I was impressed to hear that Jay expects a significant number of applications to sustain 50-100 TFLOPs on Ranger--that is some serious application scaling! He predicted there will be a double-digit number of codes using over 10,000 cores by the end of 2008 and expects a few of these to run later this year.
In terms of software environment, Ranger is a Linux cluster that uses the ROCKS provisioning software to handle OS and application deployments, Lustre as its scalable parallel filesystem, and the OpenFabrics stack to control the InfiniBand interconnect. In addition, at least two MPI implementations will be used on Ranger -- MVAPICH and Open MPI. There will be several compiler suites available, including Sun Studio, Pathscale, and the Portland Group compilers. Sun Grid Engine will be used for job scheduling.
The impact Ranger will have on the capabilities of the TeraGrid is considerable as it will make more CPU hours available to TeraGrid users than all other current TeraGrid systems combined. At 504 TFLOPs, Ranger is 5X larger than the current top TeraGrid system.
Jay ended with a brief summary of the status of the Ranger installation process, which is ongoing. He characterized most things as good: TACC is happy with Barcelona performance, with the Sun Constellation blades, the performance of the InfiniBand fabric (Sun switch and Mellanox card), Thumper performance, the Sun racks, the APC cooling solution, and Sun Grid Engine.
There have been some BIOS issues that Sun and AMD have been working through and there have been some expected component failures due to the very large number of components involved in this system.

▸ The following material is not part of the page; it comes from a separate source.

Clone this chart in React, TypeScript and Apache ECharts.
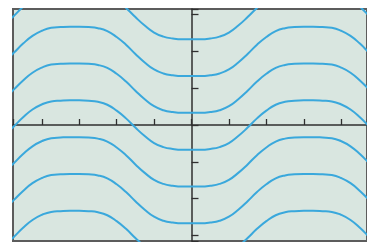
import React, { useEffect, useRef } from "react";
import * as echarts from "echarts";

// x positions sampled along each solution curve
const xs = [
  -5, -4.75, -4.5, -4.25, -4, -3.75, -3.5, -3.25, -3, -2.75, -2.5, -2.25, -2, -1.75, -1.5, -1.25, -1, -0.75, -0.5, -0.25,
  0, 0.25, 0.5, 0.75, 1, 1.25, 1.5, 1.75, 2, 2.25, 2.5, 2.75, 3, 3.25, 3.5, 3.75, 4, 4.25, 4.5, 4.75, 5,
];
// shape of one curve (height relative to its level)
const shape = [
  -0.28, -0.04, 0.21, 0.42, 0.56, 0.64, 0.66, 0.67, 0.67, 0.66, 0.63, 0.55, 0.39, 0.18, -0.07, -0.3, -0.49, -0.6, -0.65, -0.67,
  -0.67, -0.67, -0.65, -0.6, -0.49, -0.3, -0.07, 0.18, 0.39, 0.55, 0.63, 0.66, 0.67, 0.67, 0.66, 0.64, 0.56, 0.42, 0.21, -0.04, -0.28,
];
// levels of the curve family
const levels = [3, 2, 1, 0, -1, -2, -3];

export default function App() {
  const ref = useRef<HTMLDivElement>(null);
  useEffect(() => {
    if (!ref.current) return;
    const chart = echarts.init(ref.current, null, { renderer: "svg" });
    const series = levels.map((c) => ({
      type: "line",
      data: xs.map((x, i) => [x, shape[i] + c]),
      smooth: true,
      showSymbol: false,
      symbol: "none",
      clip: true,
      lineStyle: { color: "#3aa8dc", width: 2 },
    }));
    chart.setOption({
      animation: false,
      grid: {
        left: 13,
        right: -2,
        top: 9,
        bottom: 1,
        show: true,
        backgroundColor: "#d9e6e0",
        borderColor: "#5c5c5c",
        borderWidth: 2,
      },
      xAxis: {
        type: "value",
        min: -4.77,
        max: 4.69,
        splitNumber: 9,
        axisLine: { onZero: true, lineStyle: { color: "#2f2f2f", width: 1.5 } },
        axisTick: { show: true, inside: true, length: 6, lineStyle: { color: "#2f2f2f", width: 1.3 } },
        axisLabel: { show: false },
        splitLine: { show: false },
      },
      yAxis: {
        type: "value",
        min: -3.15,
        max: 3.15,
        splitNumber: 6,
        axisLine: { onZero: true, lineStyle: { color: "#2f2f2f", width: 1.5 } },
        axisTick: { show: true, inside: true, length: 7, lineStyle: { color: "#2f2f2f", width: 1.3 } },
        axisLabel: { show: false },
        splitLine: { show: false },
      },
      series,
    });
    return () => chart.dispose();
  }, []);
  return (
    <div
      ref={ref}
      style={{ position: "fixed", left: 0, top: 0, width: 367, height: 242, background: "#ffffff" }}
    />
  );
}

The most vexing problem, which we hope has now been solved, involved manufacturing issues related to the special InfiniBand cables used in the Constellation system. Apparently, some step in the manufacturing process introduced a crimp which caused connectivity problems. Correctly manufactured cables are now being put in place.
As Jay said, it has been through the extremely hard work of Sun and TACC personnel that the delays introduced by these problems have been largely overcome. I know the Sun folks I've talked with are working incredibly hard to make TACC successful.
The system is expected to be online in early December.